Protein structure prediction: AlphaFold2

Figure 5: AlphaFold performance and architecture. (a) Competitive performance on CASP14 targets. (b–d) Examples of high-accuracy predictions (blue) compared to experimental structures (green), including complex domain packing and side-chain placement. (e) The model architecture, integrating MSA and template features through iterative recycling. Figure from Jumper et al., *Nature* (2021).

Why it works: massive structural inductive bias
- Equivariance to rotation and translation of the protein backbone
- Pair representation explicitly encodes residue–residue distances
- Iterative “recycling” refines structure over multiple passes
Training data: ~170,000 experimentally solved structures (PDB)
Result: Near-experimental accuracy on most proteins
Solved a 50-year-old problem

AlphaFold is the most striking example of what the right inductive biases can achieve. The network has ~93M parameters trained on ~170K structures—roughly 550 parameters per training example. This is highly regularized by bioengineering standards. The key was not just scale, but the right structural biases: triangular attention, equivariant frames, and evolutionary covariation signal.

Jumper et al., Nature 2021.

Cell morphology as a phenotypic readout

Figure 6: Cell Painting workflow. (a) Genetic or chemical perturbations are applied to cells in multi-well plates. (b) Cells are stained and imaged via microscopy. (c) Automated image analysis extracts morphological features. (d) Resulting morphological profiles are used for downstream tasks. Figure from Bray et al., *Nature Protocols* (2016).

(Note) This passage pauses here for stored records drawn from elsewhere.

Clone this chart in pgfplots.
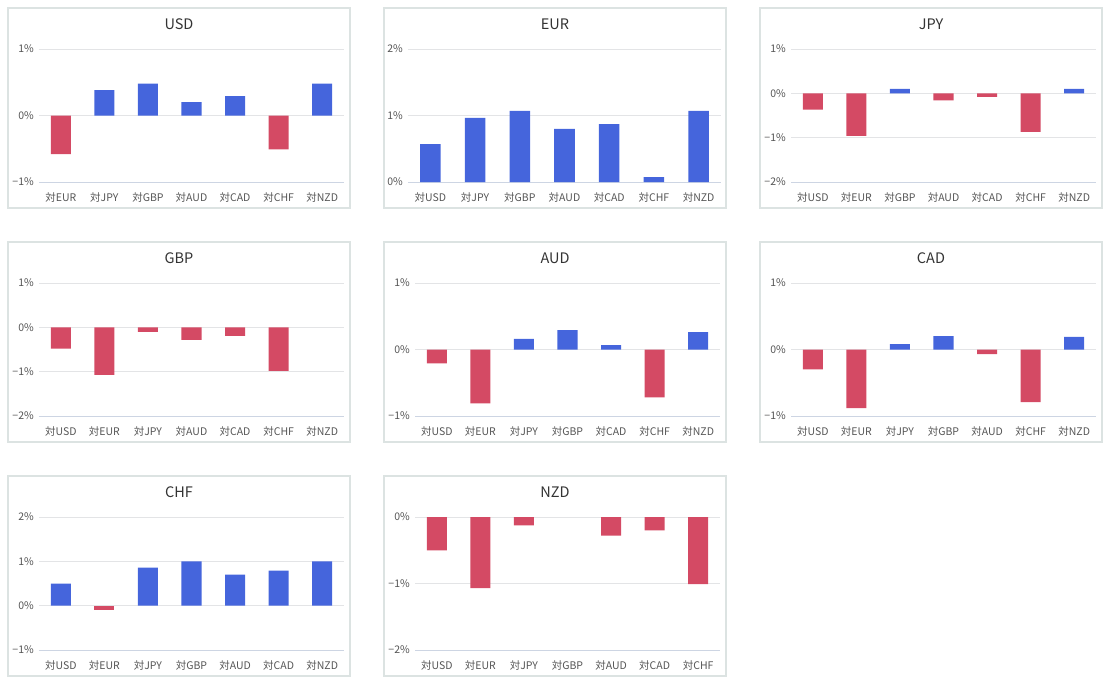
\documentclass[border=0pt]{standalone}
\usepackage{fontspec}
\setmainfont{Noto Sans CJK JP}
\usepackage{pgfplots}
\pgfplotsset{compat=1.18}

\definecolor{upc}{HTML}{4565DC}
\definecolor{downc}{HTML}{D44A64}
\definecolor{gridc}{HTML}{E3E4E6}
\definecolor{basec}{HTML}{CDD5E3}
\definecolor{framec}{HTML}{DCE3E2}
\definecolor{tickc}{HTML}{555555}
\definecolor{titlec}{HTML}{333333}

\pgfplotsset{
  panel/.style={
    scale only axis, width=305pt, height=133pt, anchor=south west,
    ybar, bar width=0.46, bar shift=0pt,
    xmin=-0.5, xmax=6.5, xtick={0,...,6},
    axis x line*=bottom, axis y line*=left,
    x axis line style={basec, line width=1pt, -},
    y axis line style={draw=none},
    major tick length=0pt,
    ymajorgrids, grid style={gridc, line width=1pt},
    ticklabel style={font=\fontsize{10.5}{12}\selectfont, text=tickc},
    xticklabel style={anchor=base, yshift=-19pt},
    yticklabel style={anchor=east, inner sep=0pt, xshift=-5pt},
  },
  up/.style={fill=upc, draw=none},
  down/.style={fill=downc, draw=none},
}
\newcommand{\paneltitle}[3]{%
  \draw[framec, line width=2pt] (#1pt+1pt,-#2pt-1pt) rectangle (#1pt+343pt,-#2pt-201pt);
  \node[text=titlec, font=\fontsize{14.5}{16}\selectfont] at (#1pt+172pt,-#2pt-17pt) {#3};}

\begin{document}
\begin{tikzpicture}
\path (0,0) rectangle (1112pt,-688pt);

% row 1
\paneltitle{7}{7}{USD}
\begin{axis}[panel, at={(39pt,-182pt)},
  ymin=-1, ymax=1, ytick={-1,0,1}, yticklabels={−1\%,0\%,1\%},
  xticklabels={対EUR,対JPY,対GBP,対AUD,対CAD,対CHF,対NZD}]
\addplot[up] coordinates {(1,0.38) (2,0.48) (3,0.2) (4,0.29) (6,0.48)};
\addplot[down] coordinates {(0,-0.58) (5,-0.51)};
\end{axis}

\paneltitle{383}{7}{EUR}
\begin{axis}[panel, at={(408pt,-182pt)}, width=313pt,
  ymin=0, ymax=2, ytick={0,1,2}, yticklabels={0\%,1\%,2\%},
  xticklabels={対USD,対JPY,対GBP,対AUD,対CAD,対CHF,対NZD}]
\addplot[up] coordinates {(0,0.57) (1,0.965) (2,1.07) (3,0.80) (4,0.87) (5,0.075) (6,1.07)};
\end{axis}

\paneltitle{759}{7}{JPY}
\begin{axis}[panel, at={(791pt,-182pt)},
  ymin=-2, ymax=1, ytick={-2,-1,0,1}, yticklabels={−2\%,−1\%,0\%,1\%},
  xticklabels={対USD,対EUR,対GBP,対AUD,対CAD,対CHF,対NZD}]
\addplot[up] coordinates {(2,0.1) (6,0.1)};
\addplot[down] coordinates {(0,-0.37) (1,-0.96) (3,-0.16) (4,-0.08) (5,-0.87)};
\end{axis}

% row 2
\paneltitle{7}{241}{GBP}
\begin{axis}[panel, at={(39pt,-416pt)},
  ymin=-2, ymax=1, ytick={-2,-1,0,1}, yticklabels={−2\%,−1\%,0\%,1\%},
  xticklabels={対USD,対EUR,対JPY,対AUD,対CAD,対CHF,対NZD}]
\addplot[down] coordinates {(0,-0.48) (1,-1.07) (2,-0.1) (3,-0.28) (4,-0.19) (5,-0.98)};
\end{axis}

\paneltitle{383}{241}{AUD}
\begin{axis}[panel, at={(415pt,-416pt)},
  ymin=-1, ymax=1, ytick={-1,0,1}, yticklabels={−1\%,0\%,1\%},
  xticklabels={対USD,対EUR,対JPY,対GBP,対CAD,対CHF,対NZD}]
\addplot[up] coordinates {(2,0.16) (3,0.29) (4,0.065) (6,0.26)};
\addplot[down] coordinates {(0,-0.21) (1,-0.81) (5,-0.72)};
\end{axis}

\paneltitle{759}{241}{CAD}
\begin{axis}[panel, at={(791pt,-416pt)},
  ymin=-1, ymax=1, ytick={-1,0,1}, yticklabels={−1\%,0\%,1\%},
  xticklabels={対USD,対EUR,対JPY,対GBP,対AUD,対CHF,対NZD}]
\addplot[up] coordinates {(2,0.08) (3,0.2) (6,0.19)};
\addplot[down] coordinates {(0,-0.3) (1,-0.88) (4,-0.07) (5,-0.79)};
\end{axis}

% row 3
\paneltitle{7}{475}{CHF}
\begin{axis}[panel, at={(39pt,-650pt)},
  ymin=-1, ymax=2, ytick={-1,0,1,2}, yticklabels={−1\%,0\%,1\%,2\%},
  xticklabels={対USD,対EUR,対JPY,対GBP,対AUD,対CAD,対NZD}]
\addplot[up] coordinates {(0,0.5) (2,0.86) (3,1.0) (4,0.7) (5,0.79) (6,1.0)};
\addplot[down] coordinates {(1,-0.09)};
\end{axis}

\paneltitle{383}{475}{NZD}
\begin{axis}[panel, at={(415pt,-650pt)},
  ymin=-2, ymax=0, ytick={-2,-1,0}, yticklabels={−2\%,−1\%,0\%},
  xticklabels={対USD,対EUR,対JPY,対GBP,対AUD,対CAD,対CHF}]
\addplot[down] coordinates {(0,-0.5) (1,-1.07) (2,-0.125) (4,-0.28) (5,-0.2) (6,-1.01)};
\end{axis}
\end{tikzpicture}
\end{document}
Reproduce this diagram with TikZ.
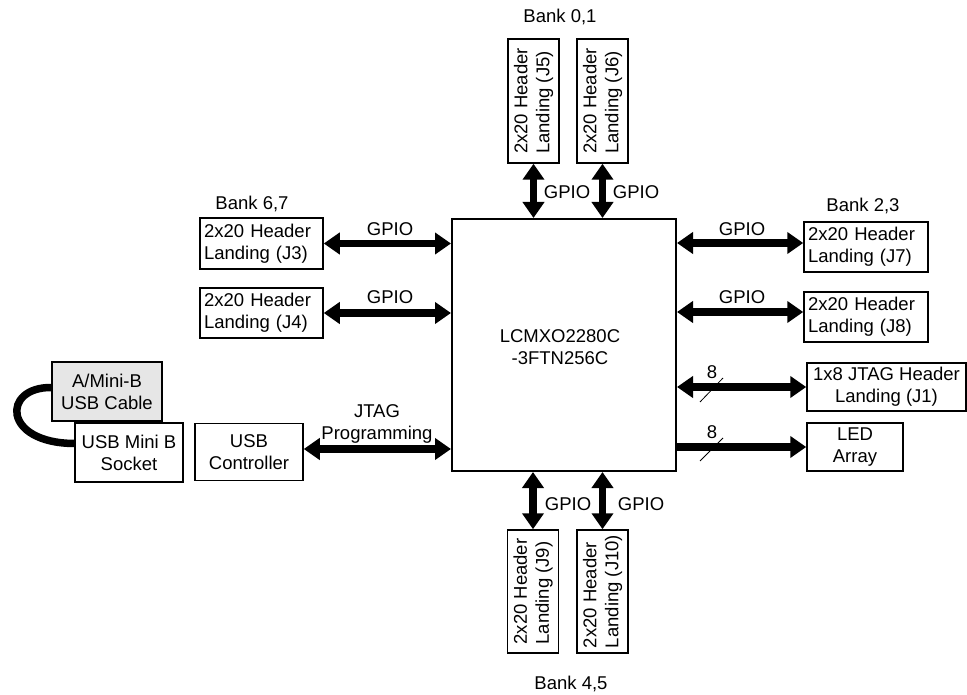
\documentclass[tikz,border=0pt]{standalone}
\usepackage{fontspec}
\setmainfont{Liberation Sans}
\usetikzlibrary{arrows.meta}
\definecolor{cablegray}{RGB}{230,230,230}
\begin{document}
\begin{tikzpicture}[x=1pt,y=-1pt,
  every node/.style={font=\fontsize{18.5}{22}\selectfont},
  blk/.style={draw, line width=1.5pt, inner sep=0pt, align=center},
  hdr/.style={blk, inner xsep=4pt, align=left, text width=115.5pt, minimum height=51pt},
  vbox/.style={blk, minimum width=51pt, minimum height=124pt},
  vtxt/.style={rotate=90, align=left, inner sep=0pt},
  lbl/.style={inner sep=0pt},
  bus/.style={line width=7.5pt, {Triangle[width=21pt,length=16pt]}-{Triangle[width=21pt,length=16pt]}},
  busone/.style={line width=7.5pt, -{Triangle[width=21pt,length=16pt]}},
  tick/.style={line width=0.8pt}]
\useasboundingbox (0,0) rectangle (967,695);

% main device
\node[draw, line width=2pt, minimum width=224pt, minimum height=252pt, inner sep=0pt] (main) at (564,345) {};
\node[lbl, align=center] (maintxt) at (560,347) {LCMXO2280C\\-3FTN256C};

% top headers
\node[vbox] (j5) at (533.5,101) {};
\node[vtxt] (j5t) at (j5) {2x20 Header\\Landing (J5)};
\node[vbox] (j6) at (602.5,101) {};
\node[vtxt] (j6t) at (j6) {2x20 Header\\Landing (J6)};
\node[lbl] (bank01) at (560,17) {Bank 0,1};
\draw[bus] (j5.south) -- (j5.south |- main.north);
\draw[bus] (j6.south) -- (j6.south |- main.north);
\node[lbl] (g5) at (567,192) {GPIO};
\node[lbl] (g6) at (636,192) {GPIO};

% bottom headers
\node[vbox, minimum height=123pt] (j9) at (533,591.5) {};
\node[vtxt] (j9t) at (j9) {2x20 Header\\Landing (J9)};
\node[vbox, minimum height=123pt] (j10) at (602.5,591.5) {};
\node[vtxt] (j10t) at (j10) {2x20 Header\\Landing (J10)};
\node[lbl] (bank45) at (571,684) {Bank 4,5};
\draw[bus] (j9.north) -- (j9.north |- main.south);
\draw[bus] (j10.north) -- (j10.north |- main.south);
\node[lbl] (g9) at (568,504) {GPIO};
\node[lbl] (g10) at (641,504) {GPIO};

% left headers
\node[hdr, text width=115pt] (j3) at (261.5,243.5) {2x20 Header\\Landing (J3)};
\node[hdr, text width=115pt, minimum height=50pt] (j4) at (261.5,313) {2x20 Header\\Landing (J4)};
\node[lbl] (bank67) at (252,204) {Bank 6,7};
\draw[bus] (j3.east) -- (j3.east -| main.west);
\draw[bus] (j4.east) -- (j4.east -| main.west);
\node[lbl] (g3) at (390,229) {GPIO};
\node[lbl] (g4) at (390,297) {GPIO};

% right headers
\node[hdr, text width=116pt, minimum height=50pt] (j7) at (866,247) {2x20 Header\\Landing (J7)};
\node[hdr, text width=116pt, minimum height=50pt] (j8) at (866,317) {2x20 Header\\Landing (J8)};
\node[lbl] (bank23) at (863,206) {Bank 2,3};
\draw[bus] (main.east |- 0,243) coordinate (r7) (r7) -- (r7 -| j7.west);
\draw[bus] (main.east |- 0,312) coordinate (r8) (r8) -- (r8 -| j8.west);
\node[lbl] (g7) at (742,229) {GPIO};
\node[lbl] (g8) at (742,297) {GPIO};

% JTAG header and LEDs
\node[blk, minimum width=159pt, minimum height=48pt] (j1) at (886.5,387) {1x8 JTAG Header\\Landing (J1)};
\node[blk, minimum width=96pt, minimum height=48pt] (led) at (855,447) {LED\\Array};
\draw[bus] (main.east |- j1.west) -- (j1.west);
\draw[busone] (main.east |- led.west) -- (led.west);
\node[lbl] (n8a) at (712,372) {8};
\node[lbl] (n8b) at (712,432) {8};
\draw[tick] (700,402) -- (723,378);
\draw[tick] (700,461) -- (723,438);

% USB path
\node[blk, fill=cablegray, minimum width=110pt, minimum height=59pt] (cable) at (107,391.5) {A/Mini-B\\USB Cable};
\node[blk, minimum width=108pt, minimum height=59pt] (sock) at (129,452.5) {USB Mini B\\Socket};
\node[blk, minimum width=108pt, minimum height=57pt] (usbc) at (249,452) {USB\\Controller};
\draw[line width=7.5pt] ([yshift=4pt]cable.west) .. controls (2,387) and (2,443) .. ([yshift=9pt]sock.west);
\draw[bus] ([yshift=3pt]usbc.east) coordinate (uj) (uj) -- (uj -| main.west);
\node[lbl, align=center] (jtaglbl) at (377,424) {JTAG\\Programming};
\end{tikzpicture}
\end{document}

Cell Painting (Bray et al., 2016): image cells stained with 6 fluorescent dyes; extract ~1,500 morphological features
Neural networks trained on raw images learn features that correlate with:
- Mechanism of action of compounds
- Disease phenotype
- Genetic perturbation identity
Architecture: CNN backbone (treats image as spatially structured) + classification head

The key insight is that cell morphology is a rich, high-dimensional phenotype that encodes biological state. Neural networks, especially with CNN inductive biases, can extract this information in ways that hand-crafted features cannot.

Review

Review Questions

What is the role of the activation function in a neural network? What would happen if all activations were linear?
Explain how backpropagation is a special case of reverse-mode autodifferentiation. What is computed in the forward pass, and what is computed in the backward pass?
Why is the neural network loss surface non-convex? What practical consequences does this have for training?
A colleague trains a network and observes that training loss continues to decrease while validation loss starts to rise. What is happening, and what would you do?
What is an inductive bias? Give one example from each of: CNNs, GNNs, and attention mechanisms, and explain what assumption about the data each encodes.
A fully connected network and a CNN are each trained on the same image classification task. The CNN uses far fewer parameters. Under what conditions might the simpler CNN outperform the larger fully connected network?
AlphaFold2 has ~93M parameters trained on ~170K examples. How do you reconcile this with the double descent picture—shouldn’t such an overparameterized model need far more data?